Shinhan Financial Group Chairman Cho Yong-byoung faces a lower court ruling Jan. 22, over charges relating to hiring irregularities.
He is suspected to have intervened in the process of recruiting new employees and manipulated scores to get the children of the bank's executives hired when he was CEO of Shinhan Bank. The prosecution earlier sought a three-year prison term and 5 million won fine for Cho.
The chiefs of Woori and Hana financial groups face sanctions for their responsibility in the "DLF fiasco" in which banks mis-sold financial derivative options known as derivative-linked funds that caused major losses for investors last year.
Hana Financial Group Vice Chairman Ham Young-joo and Woori Financial Group Chairman Son Tae-seung attended a meeting at the Financial Supervisory Service (FSS) last week, held to determine the level of sanctions that will be imposed.
Another meeting is set to be held this week, as the one last week failed to agree on the sanctions.
The FSS is seeking to issue a warning for both, which would ban them from serving new terms for three to five years.
This would be a problem for Woori, which put forward Son as the sole candidate to serve as the group's chairman this year.
The financial groups will likely take legal action if the FSS imposes the intended sanctions on the chiefs.
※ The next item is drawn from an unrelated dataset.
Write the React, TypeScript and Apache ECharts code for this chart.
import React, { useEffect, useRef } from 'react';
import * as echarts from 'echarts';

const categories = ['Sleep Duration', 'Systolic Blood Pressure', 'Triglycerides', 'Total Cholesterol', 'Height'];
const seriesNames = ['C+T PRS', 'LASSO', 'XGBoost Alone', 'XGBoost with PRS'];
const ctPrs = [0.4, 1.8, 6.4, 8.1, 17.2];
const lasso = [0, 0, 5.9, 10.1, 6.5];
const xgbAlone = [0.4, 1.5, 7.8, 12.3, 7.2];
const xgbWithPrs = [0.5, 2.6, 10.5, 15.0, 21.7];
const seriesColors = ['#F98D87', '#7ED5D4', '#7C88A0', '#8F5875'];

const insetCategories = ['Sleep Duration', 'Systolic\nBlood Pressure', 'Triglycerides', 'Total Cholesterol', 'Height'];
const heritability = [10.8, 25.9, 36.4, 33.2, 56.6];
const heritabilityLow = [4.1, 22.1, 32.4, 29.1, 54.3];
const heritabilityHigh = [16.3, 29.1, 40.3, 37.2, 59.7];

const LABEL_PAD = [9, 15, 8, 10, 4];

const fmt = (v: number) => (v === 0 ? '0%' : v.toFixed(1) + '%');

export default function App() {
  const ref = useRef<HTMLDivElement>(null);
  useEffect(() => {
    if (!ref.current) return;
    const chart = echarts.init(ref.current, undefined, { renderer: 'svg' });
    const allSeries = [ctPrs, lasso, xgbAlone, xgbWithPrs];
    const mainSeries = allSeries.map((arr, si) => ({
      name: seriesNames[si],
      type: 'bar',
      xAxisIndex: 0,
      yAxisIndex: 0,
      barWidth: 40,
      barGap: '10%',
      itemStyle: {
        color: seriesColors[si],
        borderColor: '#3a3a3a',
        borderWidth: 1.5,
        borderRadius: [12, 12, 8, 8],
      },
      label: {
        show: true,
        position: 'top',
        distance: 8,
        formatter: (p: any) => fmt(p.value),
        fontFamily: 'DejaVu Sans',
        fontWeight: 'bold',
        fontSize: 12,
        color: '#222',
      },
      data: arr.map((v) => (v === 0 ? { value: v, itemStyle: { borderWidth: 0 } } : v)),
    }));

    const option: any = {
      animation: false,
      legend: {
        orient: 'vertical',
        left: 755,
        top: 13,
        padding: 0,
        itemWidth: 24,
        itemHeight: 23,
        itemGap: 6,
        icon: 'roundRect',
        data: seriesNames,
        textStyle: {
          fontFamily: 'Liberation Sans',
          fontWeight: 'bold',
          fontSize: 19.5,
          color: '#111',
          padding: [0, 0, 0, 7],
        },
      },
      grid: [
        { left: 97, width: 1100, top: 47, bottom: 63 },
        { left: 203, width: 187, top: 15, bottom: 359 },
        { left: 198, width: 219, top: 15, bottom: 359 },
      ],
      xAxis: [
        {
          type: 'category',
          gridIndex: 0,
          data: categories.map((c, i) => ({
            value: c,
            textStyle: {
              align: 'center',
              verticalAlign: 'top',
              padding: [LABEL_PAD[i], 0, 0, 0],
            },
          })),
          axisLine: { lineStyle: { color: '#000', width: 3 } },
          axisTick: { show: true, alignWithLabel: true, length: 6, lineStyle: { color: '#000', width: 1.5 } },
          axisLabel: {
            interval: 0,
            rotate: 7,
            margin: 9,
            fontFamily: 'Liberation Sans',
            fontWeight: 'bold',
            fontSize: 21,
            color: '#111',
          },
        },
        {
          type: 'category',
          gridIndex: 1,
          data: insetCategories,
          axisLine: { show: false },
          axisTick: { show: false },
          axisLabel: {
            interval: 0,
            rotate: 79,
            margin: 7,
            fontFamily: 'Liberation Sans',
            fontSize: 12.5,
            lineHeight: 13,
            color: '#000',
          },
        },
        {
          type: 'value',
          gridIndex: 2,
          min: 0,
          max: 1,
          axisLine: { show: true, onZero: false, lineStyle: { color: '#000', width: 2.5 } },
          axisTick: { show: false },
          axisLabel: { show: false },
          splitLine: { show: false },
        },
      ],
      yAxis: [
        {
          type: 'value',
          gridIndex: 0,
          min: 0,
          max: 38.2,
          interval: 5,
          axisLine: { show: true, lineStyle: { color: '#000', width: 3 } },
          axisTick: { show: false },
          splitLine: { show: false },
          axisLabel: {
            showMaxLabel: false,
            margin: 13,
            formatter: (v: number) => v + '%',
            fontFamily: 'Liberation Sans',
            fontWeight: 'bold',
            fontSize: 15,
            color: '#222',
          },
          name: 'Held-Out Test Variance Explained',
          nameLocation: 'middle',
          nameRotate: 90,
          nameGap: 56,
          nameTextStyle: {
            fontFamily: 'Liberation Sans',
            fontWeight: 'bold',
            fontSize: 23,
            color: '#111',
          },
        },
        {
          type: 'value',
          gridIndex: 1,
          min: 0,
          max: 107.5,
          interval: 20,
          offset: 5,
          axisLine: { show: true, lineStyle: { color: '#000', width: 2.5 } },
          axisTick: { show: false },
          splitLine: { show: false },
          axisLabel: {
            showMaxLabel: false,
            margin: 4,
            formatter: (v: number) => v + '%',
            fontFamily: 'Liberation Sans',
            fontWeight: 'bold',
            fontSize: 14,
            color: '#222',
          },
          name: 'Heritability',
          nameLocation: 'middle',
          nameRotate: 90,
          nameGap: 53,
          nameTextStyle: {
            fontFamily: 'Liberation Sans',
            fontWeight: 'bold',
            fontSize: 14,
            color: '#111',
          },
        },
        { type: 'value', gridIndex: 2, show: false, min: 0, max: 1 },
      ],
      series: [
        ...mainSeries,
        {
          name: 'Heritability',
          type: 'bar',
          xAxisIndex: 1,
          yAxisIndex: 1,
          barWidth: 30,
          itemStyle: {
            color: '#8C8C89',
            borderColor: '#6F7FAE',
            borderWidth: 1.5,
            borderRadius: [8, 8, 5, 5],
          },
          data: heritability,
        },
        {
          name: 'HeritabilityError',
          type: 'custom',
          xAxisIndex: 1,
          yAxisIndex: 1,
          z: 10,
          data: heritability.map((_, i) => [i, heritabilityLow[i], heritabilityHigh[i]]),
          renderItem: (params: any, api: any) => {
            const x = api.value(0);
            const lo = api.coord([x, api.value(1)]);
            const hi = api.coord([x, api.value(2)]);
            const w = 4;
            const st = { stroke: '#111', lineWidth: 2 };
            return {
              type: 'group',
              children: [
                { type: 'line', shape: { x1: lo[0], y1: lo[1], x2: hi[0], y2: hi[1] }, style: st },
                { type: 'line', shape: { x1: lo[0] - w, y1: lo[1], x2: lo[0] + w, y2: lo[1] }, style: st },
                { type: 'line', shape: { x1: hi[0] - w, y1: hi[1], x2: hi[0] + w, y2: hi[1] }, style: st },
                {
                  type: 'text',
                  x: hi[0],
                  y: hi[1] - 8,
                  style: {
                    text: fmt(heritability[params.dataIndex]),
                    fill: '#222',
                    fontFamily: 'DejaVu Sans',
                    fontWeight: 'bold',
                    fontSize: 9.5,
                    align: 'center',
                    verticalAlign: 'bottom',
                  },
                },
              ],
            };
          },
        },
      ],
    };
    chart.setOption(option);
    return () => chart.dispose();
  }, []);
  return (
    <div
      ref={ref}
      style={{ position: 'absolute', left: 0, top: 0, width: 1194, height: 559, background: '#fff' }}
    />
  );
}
They have contended that the legal grounds for punishing the management are insufficient.
The month of January is also proving to be a trial for the new chief of the Industrial Bank of Korea Yoon Jong-won.
Yoon began his term Jan. 3, but has been unable to conduct his duties at his office at the bank due to opposition by the bank's union over his appointment.
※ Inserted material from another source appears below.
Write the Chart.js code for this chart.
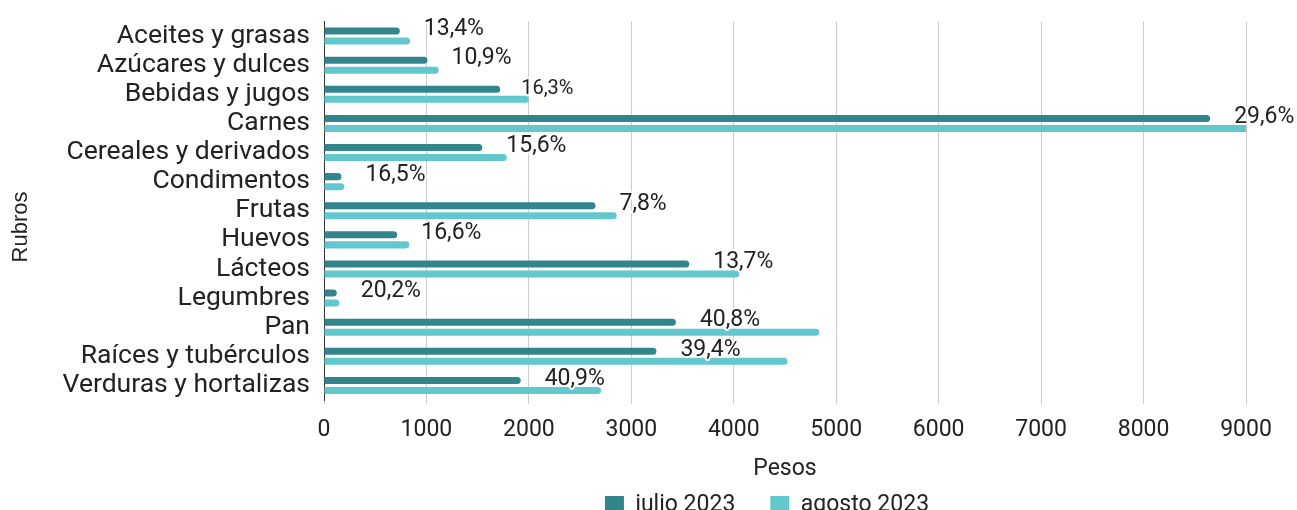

He has commuted to the Korea Banking Institute instead for the past 16 days.
The union has been refusing to accept Yoon as the bank's CEO, as he was not appointed from within the bank. Yoon was formerly the presidential secretary for economic affairs.
IBK's chiefs have been appointed from within the bank since 2010.
The union is taking issue with the practice of “parachuting government officials” into the bank's CEO position, stating this is a violation of an election pledge by Moon Jae-in.
However, as a state-run lender, the government holds authority over appointing the bank's chief.
President Moon reiterated this, when asked about the issue at a press conference last week.